3- Favoriser le partenariat transparent et sincère des acteurs des filières sur de véritables projets de territoire, en lien avec les collectivités locales, notamment des coopérations interrégionales.



4- Travailler à une organisation du marché permettant de pratiquer à tous les échelons de la filière des prix équitables, résultant d’une concertation transparente sur le partage de la valeur ajoutée entre acteurs au sein de la filière. Œuvrer à une juste répartition des richesses.



5- Encourager le développement d’outils de transformation et de filières adaptés aux spécificités des produits bio : variétés non standardisées, volumes spécifiques, grande diversité de productions et de mélanges de produits, etc.

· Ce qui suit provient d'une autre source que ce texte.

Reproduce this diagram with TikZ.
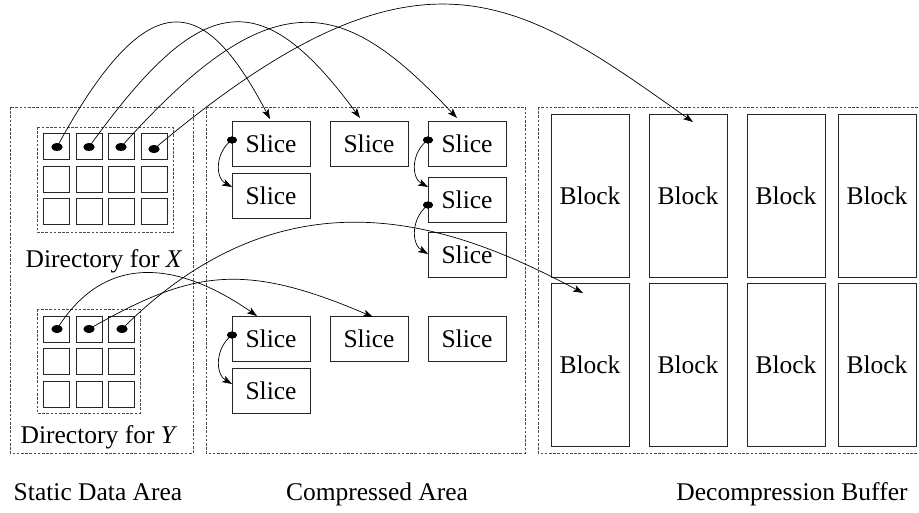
\documentclass[tikz,border=0pt]{standalone}
\usepackage{fontspec}
\setmainfont{Liberation Serif}
\usetikzlibrary{arrows.meta,shapes.geometric}
\begin{document}
\begin{tikzpicture}[x=1pt,y=-1pt,
  font=\fontsize{25.5}{30}\selectfont,
  zone/.style={draw=black!70, line width=0.8pt, dash pattern=on 2.6pt off 1.6pt},
  slicebox/.style={draw=black!85, line width=0.9pt, minimum width=78pt, minimum height=45pt, inner sep=0pt},
  blockbox/.style={draw=black!85, line width=0.9pt, minimum width=78pt, minimum height=163pt, inner sep=0pt},
  cellbox/.style={draw=black!85, line width=0.9pt, minimum size=26pt, inner sep=0pt},
  dotmark/.style={ellipse, fill=black, minimum width=11pt, minimum height=8pt, inner sep=0pt},
  link/.style={line width=0.7pt, -{Stealth[length=10pt,width=7pt,inset=2.5pt]}},
]
\useasboundingbox (0,0) rectangle (919,512);

% memory areas
\draw[zone] (10,107) rectangle (193,453);
\draw[zone] (206,107) rectangle (525,453);
\draw[zone] (538,107) rectangle (930,453);

% directory for X: 4 x 3 cells
\draw[zone] (37,127) rectangle (173,232);
\foreach \c/\x in {1/56,2/89,3/121,4/154}
  \foreach \r/\y in {1/146,2/179,3/211}
    \node[cellbox] (cx\c\r) at (\x,\y) {};
\node[anchor=base] (lblx) at (104,267) {Directory for \textit{X}};

% directory for Y: 3 x 3 cells
\draw[zone] (37,309) rectangle (140,413);
\foreach \c/\x in {1/56,2/89,3/121}
  \foreach \r/\y in {1/329,2/361.5,3/394}
    \node[cellbox] (cy\c\r) at (\x,\y) {};
\node[anchor=base] (lbly) at (99,443) {Directory for \textit{Y}};

% compressed slices
\node[slicebox] (a1) at (271,143.5) {Slice};
\node[slicebox] (a2) at (271,195.5) {Slice};
\node[slicebox] (b1) at (369,143.5) {Slice};
\node[slicebox] (c1) at (467,143.5) {Slice};
\node[slicebox] (c2) at (467,199.5) {Slice};
\node[slicebox] (c3) at (467,254.5) {Slice};
\node[slicebox] (d1) at (271,338.5) {Slice};
\node[slicebox] (d2) at (271,390.5) {Slice};
\node[slicebox] (e1) at (369,338.5) {Slice};
\node[slicebox] (f1) at (467,338.5) {Slice};

% decompression blocks
\foreach \c/\x in {1/590,2/688,3/786,4/877}
  \foreach \r/\y in {1/195.5,2/364.5}
    \node[blockbox] (blk\c\r) at (\x,\y) {Block};

% area captions
\node[anchor=base] (capstatic) at (98,500) {Static Data Area};
\node[anchor=base] (capcomp) at (377,500) {Compressed Area};
\node[anchor=base] (capdecomp) at (792,500) {Decompression Buffer};

% pointer origins
\node[dotmark] (dx1) at (57,147) {};
\node[dotmark] (dx2) at (89,147) {};
\node[dotmark] (dx3) at (121,147) {};
\node[dotmark] (dx4) at (154,149) {};
\node[dotmark] (dy1) at (57,329) {};
\node[dotmark] (dy2) at (89,329) {};
\node[dotmark] (dy3) at (122,329) {};
\node[dotmark, minimum width=10pt, minimum height=7pt] (sa1) at (232,140) {};
\node[dotmark, minimum width=10pt, minimum height=7pt] (sc1) at (428,140) {};
\node[dotmark, minimum width=10pt, minimum height=7pt] (sc2) at (428,205) {};
\node[dotmark, minimum width=10pt, minimum height=7pt] (sd1) at (232,335) {};

% pointer targets
\coordinate (ta1) at (270,119);
\coordinate (tb1) at (360,118);
\coordinate (tc1) at (457,118);
\coordinate (tblk) at (693,122);
\coordinate (td1) at (257,316);
\coordinate (te1) at (373,317);
\coordinate (tblk2) at (583,293);
\coordinate (ta2) at (232,187);
\coordinate (tc2) at (428,187);
\coordinate (tc3) at (428,254);
\coordinate (td2) at (232,384);

% directory pointers
\draw[link] (dx1.center) .. controls (152.5,-28.7) and (207.8,0.8) .. (ta1);
\draw[link] (dx2.center) .. controls (201,-8.7) and (260,-18) .. (tb1);
\draw[link] (dx3.center) .. controls (275.7,-26.3) and (345,-0.7) .. (tc1);
\draw[link] (dx4.center) .. controls (419,-74) and (517,-3) .. (tblk);
\draw[link] (dy1.center) .. controls (111,242.6) and (192,270.6) .. (td1);
\draw[link] (dy2.center) .. controls (191,271) and (242,260.7) .. (te1);
\draw[link] (dy3.center) .. controls (290,161) and (457,226) .. (tblk2);

% slice chains
\draw[link] (sa1.center) .. controls (215,152) and (215,178) .. (ta2);
\draw[link] (sc1.center) .. controls (411,152) and (411,178) .. (tc2);
\draw[link] (sc2.center) .. controls (411,218) and (411,244) .. (tc3);
\draw[link] (sd1.center) .. controls (215,348) and (215,374) .. (td2);

% redraw dots above the lines
\foreach \d in {dx1,dx2,dx3,dx4,dy1,dy2,dy3}
  \fill (\d.center) ellipse [x radius=5.5pt, y radius=4pt];
\foreach \d in {sa1,sc1,sc2,sd1}
  \fill (\d.center) ellipse [x radius=5pt, y radius=3.5pt];
\end{tikzpicture}
\end{document}
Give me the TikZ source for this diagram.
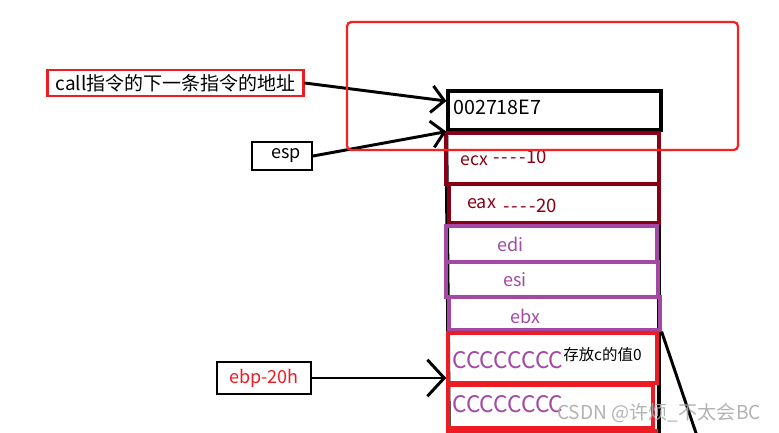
\documentclass[tikz,border=0pt]{standalone}
\usepackage{fontspec}
\setmainfont{Noto Sans CJK SC}
\usetikzlibrary{arrows.meta, positioning, fit}
\definecolor{myred}{RGB}{237,28,36}
\definecolor{myhl}{RGB}{250,32,32}
\definecolor{mydarkred}{RGB}{136,0,21}
\definecolor{mypurple}{RGB}{163,73,164}
\definecolor{mywm}{RGB}{170,170,170}
\newcommand{\dashrun}{-\kern1.6pt-\kern1.6pt-\kern1.6pt-\kern0.5pt}
\tikzset{
  cellblk/.style={rectangle, draw=black, inner sep=0pt, line width=2.3pt},
  cellmaroon/.style={rectangle, draw=mydarkred, inner sep=0pt, line width=2.3pt},
  cellpurple/.style={rectangle, draw=mypurple, inner sep=0pt, line width=2.3pt},
  cellred/.style={rectangle, draw=myred, inner sep=0pt, line width=2.5pt},
  tagbox/.style={rectangle, draw=black, inner sep=0pt, line width=1.5pt,
    font=\fontsize{12.8}{15}\selectfont},
  redtag/.style={tagbox, draw=myred, line width=2.1pt, font=\fontsize{13.5}{15}\selectfont},
  lbl/.style={inner sep=0pt, anchor=base west, font=\fontsize{12.8}{15}\selectfont},
  biglbl/.style={lbl, text=mypurple, font=\fontsize{16.2}{18}\selectfont},
  arrow/.style={-{Straight Barb[length=9pt, width=19pt]}, line width=2.1pt, color=black},
  line/.style={line width=2.1pt, color=black}
}

\begin{document}
\begin{tikzpicture}[x=0.025cm, y=-0.025cm]
  \useasboundingbox (0,0) rectangle (779,433);
  \fill[white] (0,0) rectangle (779,433);

  % stack sides
  \coordinate (sidel) at (449,440);
  \coordinate (sider) at (659,440);
  \coordinate (diagend) at (697,436);

  % stack cells
  \node[cellblk, fit={(448,91) (661,130)}] (ret) {};
  \draw[line, line width=2.6pt] (ret.south west) -- (sidel);
  \draw[line, line width=2.6pt] (ret.south east -| sider) -- (sider);
  \node[cellmaroon, fit={(446,133) (659,184)}] (ecx) {};
  \node[cellmaroon, fit={(449,184) (659,223)}] (eax) {};
  \node[cellpurple, fit={(446,226) (657,262)}] (edi) {};
  \node[cellpurple, fit={(446,262) (658,297)}] (esi) {};
  \node[cellpurple, fit={(449,297) (660,330)}] (ebx) {};
  \node[cellred, fit={(448,333) (657,383)}] (cvar) {};
  \node[cellred, fit={(448,385) (653,428)}] (cnext) {};
  \node[cellred, fit={(448,431) (656,470)}] (cmore) {};

  % cell texts
  \node[lbl, font=\fontsize{14}{16}\selectfont] (retlbl) at (453,115) {002718E7};
  \node[lbl, text=mydarkred, font=\fontsize{12.5}{15}\selectfont] (ecxlbl) at (460,166) {ecx};
  \node[lbl, text=mydarkred, font=\fontsize{13.2}{15}\selectfont] (ecxval) at (493,164) {\dashrun 10};
  \node[lbl, text=mydarkred] (eaxlbl) at (467,208) {eax};
  \node[lbl, text=mydarkred, font=\fontsize{13.2}{15}\selectfont] (eaxval) at (503,212) {\dashrun 20};
  \node[lbl, text=mypurple] (edilbl) at (497,252) {edi};
  \node[lbl, text=mypurple] (esilbl) at (503,287) {esi};
  \node[lbl, text=mypurple] (ebxlbl) at (510,323) {ebx};
  \node[biglbl] (cvarlbl) at (452,368) {CCCCCCCC};
  \node[lbl, font=\fontsize{11}{13}\selectfont] (cvarnote) at (563,361) {存放c的值0};
  \node[biglbl] (cnextlbl) at (452,412) {CCCCCCCC};

  % pointers
  \node[redtag, minimum width=6.38cm, minimum height=0.65cm] (calltag) at (175.5,83) {call指令的下一条指令的地址};
  \node[tagbox, minimum width=1.5cm, minimum height=0.7cm] (esptag) at (282,156) {\hspace{6pt}esp};
  \node[tagbox, line width=2pt, minimum width=2.35cm, minimum height=0.8cm, text=myred] (ebptag) at (264,378) {ebp-20h};

  \draw[arrow] (calltag.east) -- (ret.175);
  \draw[arrow] (esptag.east) -- (ret.south west);
  \draw[arrow, -{Straight Barb[length=12pt, width=26pt]}] (ebptag.east) -- (ebptag.east -| cvar.west);
  \draw[line] (ebx.south east) -- (diagend);

  % highlight frame
  \node[rectangle, draw=myhl, rounded corners=3pt, line width=1.6pt, inner sep=0pt,
    fit={(347,22) (738,150)}] (hl) {};

  \node[lbl, text=mywm, opacity=0.9, font=\fontsize{13.6}{16}\selectfont] (wm) at (557,419) {CSDN @许烦\_不太会BC};
\end{tikzpicture}
\end{document}
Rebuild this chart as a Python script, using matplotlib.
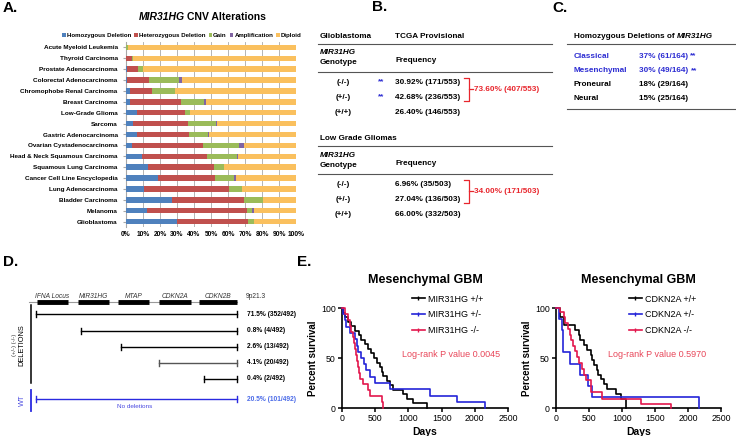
import numpy as np
import matplotlib.pyplot as plt
from matplotlib.lines import Line2D

plt.rcParams['font.family'] = ['Liberation Sans', 'DejaVu Sans']

W, H = 736, 436

# ---------------- A: CNV alterations
cancers = ['Acute Myeloid Leukemia', 'Thyroid Carcinoma', 'Prostate Adenocarcinoma',
           'Colorectal Adenocarcinoma', 'Chromophobe Renal Carcinoma', 'Breast Carcinoma',
           'Low-Grade Glioma', 'Sarcoma', 'Gastric Adenocarcinoma', 'Ovarian Cystadenocarcinoma',
           'Head & Neck Squamous Carcinoma', 'Squamous Lung Carcinoma',
           'Cancer Cell Line Encyclopedia', 'Lung Adenocarcinoma', 'Bladder Carcinoma',
           'Melanoma', 'Glioblastoma']
homo_del = [0, 0, 0.8, 0.4, 2.3, 2.3, 6.7, 4.3, 6.7, 3.3, 9.2, 13.0, 18.6, 10.8, 27.3, 12.2, 30.2]
hetero_del = [0, 3.3, 6.0, 13.0, 13.0, 30.0, 28.0, 32.0, 30.4, 42.0, 38.4, 39.0, 33.7, 49.8, 42.0, 59.0, 41.5]
gain = [1.2, 1.0, 3.0, 18.0, 13.5, 13.5, 3.0, 16.5, 11.4, 21.4, 17.5, 5.7, 11.4, 7.8, 11.4, 3.1, 3.5]
amplification = [0, 0, 0, 1.3, 0, 1.0, 0, 0.8, 0.5, 2.7, 1.0, 0, 0.8, 0, 0, 0.8, 0]
diploid = [98.8, 95.7, 90.2, 67.3, 71.2, 53.2, 62.3, 46.4, 51.0, 30.6, 33.9, 42.3, 35.5, 31.6, 19.3, 24.9, 24.8]
cnv_names = ['Homozygous Deletion', 'Heterozygous Deletion', 'Gain', 'Amplification', 'Diploid']
cnv_colors = ['#4f81bd', '#c0504d', '#9bbb59', '#8064a2', '#fac05e']

# ---------------- B: genotype frequencies
genotypes = ['(-/-)', '(+/-)', '(+/+)']
gbm_freq = ['30.92% (171/553)', '42.68% (236/553)', '26.40% (146/553)']
gbm_sig = ['**', '**', '']
gbm_total = '73.60% (407/553)'
lgg_freq = ['6.96% (35/503)', '27.04% (136/503)', '66.00% (332/503)']
lgg_total = '34.00% (171/503)'

# ---------------- C: subtypes
subtypes = ['Classical', 'Mesenchymal', 'Proneural', 'Neural']
subtype_freq = ['37% (61/164)', '30% (49/164)', '18% (29/164)', '15% (25/164)']
subtype_sig = ['**', '**', '', '']

# ---------------- D: 9p21.3 deletions
genes = ['IFNA Locus', 'MIR31HG', 'MTAP', 'CDKN2A', 'CDKN2B']
gene_len = [0.77, 0.77, 0.77, 0.8, 0.94]
del_start = [-0.03, 1.08, 2.07, 3.0, 4.12]
del_end = 4.94
del_labels = ['71.5% (352/492)', '0.8% (4/492)', '2.6% (13/492)', '4.1% (20/492)', '0.4% (2/492)']
wt_label = '20.5% (101/492)'

# ---------------- E: survival (days, percent)
mir_pp_t = [0, 15, 50, 91, 140, 192, 250, 293, 343, 394, 444, 480, 520, 571, 596, 621, 672, 722, 773, 924, 975, 1076, 1280]
mir_pp_s = [100, 95, 91, 86, 82, 77, 73, 68, 64, 59, 55, 50, 45, 41, 36, 32, 27, 23, 18, 14, 9, 5, 0]
mir_pm_t = [0, 20, 40, 66, 116, 192, 230, 242, 293, 330, 359, 419, 495, 722, 1328, 1732, 2160]
mir_pm_s = [100, 94, 88, 81, 75, 69, 62, 56, 50, 44, 38, 31, 25, 19, 12.5, 6.25, 0]
mir_mm_t = [0, 40, 90, 116, 141, 160, 177, 195, 207, 225, 242, 260, 278, 318, 394, 429, 596, 621]
mir_mm_s = [100, 94, 88, 82, 76, 71, 65, 59, 53, 47, 41, 35, 29, 24, 18, 12, 6, 0]

cdk_pp_t = [0, 66, 117, 294, 345, 371, 421, 472, 523, 548, 574, 614, 640, 675, 726, 777, 904, 980, 1060]
cdk_pp_s = [100, 91, 83, 78, 73, 68, 63, 58, 53, 48, 43, 38, 33, 29, 24, 19, 14, 9, 0]
cdk_pm_t = [0, 41, 91, 100, 107, 208, 360, 482, 548, 2160]
cdk_pm_s = [100, 89, 78, 67, 56, 44, 33, 22, 11, 0]
cdk_mm_t = [0, 60, 117, 142, 178, 208, 234, 259, 284, 320, 355, 396, 421, 462, 523, 700, 1284, 1740]
cdk_mm_s = [100, 96, 91, 85, 79, 73, 68, 62, 57, 51, 45, 39, 33, 28, 16, 9, 4, 0]

km_colors = ['#000000', '#2424d8', '#e3174d']

fig = plt.figure(figsize=(W / 100, H / 100), dpi=100)
renderer = fig.canvas.get_renderer()


def px(x, y):
    return x / W, 1 - y / H


# ---- panel A
axA = fig.add_axes([126 / W, 1 - 227 / H, 170 / W, 185 / H])
ypos = np.arange(len(cancers))
left = np.zeros(len(cancers))
for vals, col, lab in zip([homo_del, hetero_del, gain, amplification, diploid], cnv_colors, cnv_names):
    axA.barh(ypos, vals, left=left, height=0.5, color=col, label=lab, zorder=3)
    left += np.array(vals)
axA.set_ylim(len(cancers) - 0.5, -0.5)
axA.set_xlim(0, 100)
axA.set_xticks(range(0, 101, 10))
axA.set_xticklabels([f'{v}%' for v in range(0, 101, 10)], fontsize=4.8, fontweight='bold')
axA.set_yticks(ypos)
axA.set_yticklabels(cancers, fontsize=4.6, fontweight='bold')
axA.xaxis.grid(True, color='#a8a8a8', lw=0.6, zorder=0)
for s in ['top', 'right', 'bottom']:
    axA.spines[s].set_visible(False)
axA.spines['left'].set_color('#a8a8a8')
axA.tick_params(axis='x', length=0, pad=3)
axA.tick_params(axis='y', length=2, color='#a8a8a8', pad=4)
axA.legend(loc='lower center', bbox_to_anchor=(0.33, 1.0), ncol=5, frameon=False,
           prop={'size': 4.4, 'weight': 'bold'}, handlelength=0.55, handleheight=0.55,
           handletextpad=0.2, columnspacing=0.5, borderaxespad=0.25)
fig.text(*px(185, 17), 'MIR31HG', fontsize=7.5, fontweight='bold', fontstyle='italic',
         ha='right', va='center')
fig.text(*px(187, 17), 'CNV Alterations', fontsize=7.5, fontweight='bold', ha='left', va='center')

# ---- overlay in pixel coordinates for tables and labels
ov = fig.add_axes([0, 0, 1, 1])
ov.set_xlim(0, W)
ov.set_ylim(H, 0)
ov.axis('off')


def seq_text(x, y, parts, **kw):
    # draw text pieces one after another, return the end x
    for s, extra in parts:
        t = ov.text(x, y, s, va='center', ha='left', **kw, **extra)
        x += t.get_window_extent(renderer).width
    return x


for lab, (x, y) in zip(['A.', 'B.', 'C.', 'D.', 'E.'],
                       [(3, 8), (372, 7), (552, 8), (3, 262), (297, 262)]):
    ov.text(x, y, lab, fontsize=11, fontweight='bold', ha='left', va='center')

line_kw = dict(color='#555555', lw=0.8)
red = '#e8262d'
blue_txt = '#2d2dd2'
fs = 5.9
bold = {'fontweight': 'bold'}


def geno_table(y0, title, freqs, sigs, total):
    ov.text(320, y0, title, fontsize=fs, fontweight='bold', va='center')
    if title == 'Glioblastoma':
        ov.text(395, y0, 'TCGA Provisional', fontsize=fs, fontweight='bold', va='center')
    ov.plot([318, 552], [y0 + 8, y0 + 8], **line_kw)
    ov.text(320, y0 + 17, 'MIR31HG', fontsize=fs, fontweight='bold', fontstyle='italic', va='center')
    ov.text(320, y0 + 27, 'Genotype', fontsize=fs, fontweight='bold', va='center')
    ov.text(395, y0 + 25, 'Frequency', fontsize=fs, fontweight='bold', va='center')
    ov.plot([318, 552], [y0 + 36, y0 + 36], **line_kw)
    rows = [y0 + 46, y0 + 61, y0 + 76]
    for g, f, sg, yy in zip(genotypes, freqs, sigs, rows):
        ov.text(343, yy, g, fontsize=fs, fontweight='bold', ha='center', va='center')
        ov.text(395, yy, f, fontsize=fs, fontweight='bold', va='center')
        if sg:
            ov.text(378, yy, sg, fontsize=fs, fontweight='bold', color=blue_txt, va='center')
    ov.plot([464, 469, 469, 464], [rows[0] - 4, rows[0] - 4, rows[1] + 4, rows[1] + 4],
            color=red, lw=0.9)
    ov.plot([469, 473], [(rows[0] + rows[1]) / 2] * 2, color=red, lw=0.9)
    ov.text(474, (rows[0] + rows[1]) / 2, total, fontsize=fs, fontweight='bold',
            color=red, va='center')


geno_table(36, 'Glioblastoma', gbm_freq, gbm_sig, gbm_total)
geno_table(138, 'Low Grade Gliomas', lgg_freq, ['', '', ''], lgg_total)

# ---- panel C
seq_text(574, 37, [('Homozygous Deletions of ', bold),
                   ('MIR31HG', {'fontweight': 'bold', 'fontstyle': 'italic'})], fontsize=fs)
ov.plot([567, 736], [44, 44], **line_kw)
for i, (st, fr, sg) in enumerate(zip(subtypes, subtype_freq, subtype_sig)):
    yy = 56 + i * 14.3
    col = blue_txt if sg else 'black'
    ov.text(574, yy, st, fontsize=fs, fontweight='bold', color=col, va='center')
    seq_text(639, yy, [(fr + ' ', bold), (sg, bold)], fontsize=fs, color=col)
ov.plot([567, 736], [109, 109], **line_kw)

# ---- panel D
axD = fig.add_axes([0, 1 - 420 / H, 300 / W, 140 / H])
axD.set_xlim(-37 / 40.5, (300 - 37) / 40.5)
axD.set_ylim(420, 280)
axD.axis('off')
axD.plot([-0.2, 4.94], [302, 302], color='#9a9a9a', lw=0.8)
for i, (g, gl) in enumerate(zip(genes, gene_len)):
    axD.plot([i, i + gl], [302, 302], color='black', lw=3.5, solid_capstyle='butt')
    axD.text(i + gl / 2, 296, g, fontsize=4.8, fontstyle='italic', color='#333333',
             ha='center', va='center')
axD.text(5.4, 297, '9p21.3', fontsize=4.8, color='#333333', ha='center', va='center')
del_rows = [314, 331, 347, 363, 379]
for st, lab, yy in zip(del_start, del_labels, del_rows):
    col = '#555555' if lab.startswith('4.1') else 'black'
    axD.plot([st, del_end], [yy, yy], color=col, lw=1.0)
    axD.plot([st, st], [yy - 3, yy + 3], color=col, lw=1.0)
    axD.plot([del_end, del_end], [yy - 3, yy + 3], color=col, lw=1.0)
    axD.text(5.18, yy, lab, fontsize=4.8, fontweight='bold', ha='left', va='center')
wt_blue = '#2a2ae0'
axD.plot([-0.03, del_end], [399, 399], color=wt_blue, lw=1.0)
axD.plot([-0.03, -0.03], [396, 402], color=wt_blue, lw=1.0)
axD.plot([del_end, del_end], [396, 402], color=wt_blue, lw=1.0)
axD.text(2.4, 406, 'No deletions', fontsize=4.6, color='#4a4ae0', ha='center', va='center')
axD.text(5.18, 399, wt_label, fontsize=4.8, fontweight='bold', color='#4a6ae8',
         ha='left', va='center')
axD.plot([-0.15, -0.15], [305, 383], color='black', lw=1.1)
axD.plot([-0.15, -0.15], [390, 411], color=wt_blue, lw=1.3)
axD.text(-0.55, 345, '(+/-) (-/-)', fontsize=4.2, rotation=90, ha='center', va='center',
         color='#333333')
axD.text(-0.37, 345, 'DELETIONS', fontsize=5.3, rotation=90, ha='center', va='center')
axD.text(-0.37, 400, 'WT', fontsize=5.3, rotation=90, ha='center', va='center', color='#4a4ae0')


# ---- panel E
def km_panel(rect, curves, names, ptext, leg_x):
    ax = fig.add_axes(rect)
    for (t, s), col in zip(curves, km_colors):
        ax.step(t, s, where='post', color=col, lw=1.2, clip_on=False, zorder=3)
    ax.set_xlim(0, 2500)
    ax.set_ylim(0, 100)
    ax.set_xticks(range(0, 2501, 500))
    ax.set_yticks([0, 50, 100])
    ax.tick_params(labelsize=6.3, width=1.1, length=3, pad=1.5)
    for s in ['top', 'right']:
        ax.spines[s].set_visible(False)
    for s in ['left', 'bottom']:
        ax.spines[s].set_linewidth(1.2)
    ax.set_xlabel('Days', fontsize=7.5, fontweight='bold', labelpad=3)
    ax.set_ylabel('Percent survival', fontsize=7, fontweight='bold', labelpad=2)
    ax.set_title('Mesenchymal GBM', fontsize=9, fontweight='bold', pad=18)
    ax.text(ptext[0], ptext[1], 'Log-rank P value ' + ptext[2], transform=ax.transAxes,
            fontsize=6.5, color='#e8475a', ha='left', va='center')
    handles = [Line2D([], [], color=c, lw=1.2, marker='|', markersize=3.5) for c in km_colors]
    ax.legend(handles, names, loc='upper left', bbox_to_anchor=(leg_x, 1.17), frameon=False,
              fontsize=6.5, handlelength=1.4, handletextpad=0.4, labelspacing=0.75,
              borderaxespad=0)
    return ax


km_panel([342 / W, 1 - 408 / H, 166 / W, 100 / H],
         [(mir_pp_t, mir_pp_s), (mir_pm_t, mir_pm_s), (mir_mm_t, mir_mm_s)],
         ['MIR31HG +/+', 'MIR31HG +/-', 'MIR31HG -/-'], (0.36, 0.54, '0.0045'), 0.4)
km_panel([556 / W, 1 - 408 / H, 165 / W, 100 / H],
         [(cdk_pp_t, cdk_pp_s), (cdk_pm_t, cdk_pm_s), (cdk_mm_t, cdk_mm_s)],
         ['CDKN2A +/+', 'CDKN2A +/-', 'CDKN2A -/-'], (0.315, 0.54, '0.5970'), 0.42)

fig.savefig('out.png', dpi=100)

6- Construire une dynamique de développement garantissant la pérennité des fermes bio, des outils économiques et des entreprises, notamment par une cohérence et une complémentarité territoriale.



7- Développer les filières par l'accueil des nouveaux acteurs et/ou par des conversions progressives et réalistes.



8- Privilégier les approvisionnements et la distribution de proximité ;  dans le cadre  des échanges commerciaux qui favorisent une société respectueuse de l’autre, de la vie de la planète et des générations futures.



9- Participer à l’émergence de méthodes et moyens alternatifs, d’économie sociale, solidaire et équitable, notamment au niveau financier.